Clearly, containing inflation is Goal No 1. But, as global trend watchers point out, higher domestic rates could attract even larger funds from overseas (in search of higher returns), especially if the US turns its loose money policy looser still, as widely expected, pushing the rupee upwards. And if inflation is a policy worry, so is guarding the rupee’s exchange rate from sudden distortions caused by ‘lumpy and volatile’ dollar inflows. The rupee is roughly where it should be, in its no-chaos zone, at the moment. But that could change in a flash.

For the RBI, there is no escape from the so-called ‘impossible trinity’: one cannot have three things—a monetary policy independent of global forces, a currency pegged to a foreign one, and an economy open to capital inflows and outflows—simultaneously. Most market economies let their currencies float freely. India, ever since it opened up partially to foreign capital, has kept an astute balance of fuzzy measures on all three, shifting a bit on one, moving a little on the other.
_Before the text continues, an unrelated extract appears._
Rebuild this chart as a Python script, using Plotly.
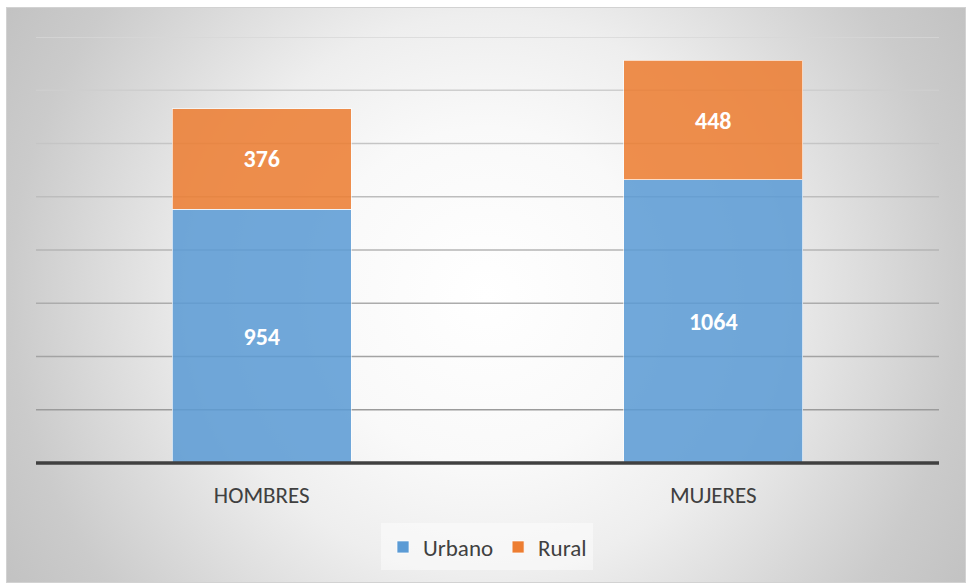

Guessing the RBI’s inclinations is something of a parlour game. When Governor Subbarao assumed office just as the Great Recession struck, he seemed to favour the market ideal of a fully flexible currency, and the rupee did a yo-yo act. But India’s current economic scenario and his recent hints suggest a policy nudge towards gaining greater control of both inflation and the rupee. That might make new clamps on capital flows inevitable. But, as the world ought to know, it’s all for a good cause: overall stability. Fuzziness has its virtues.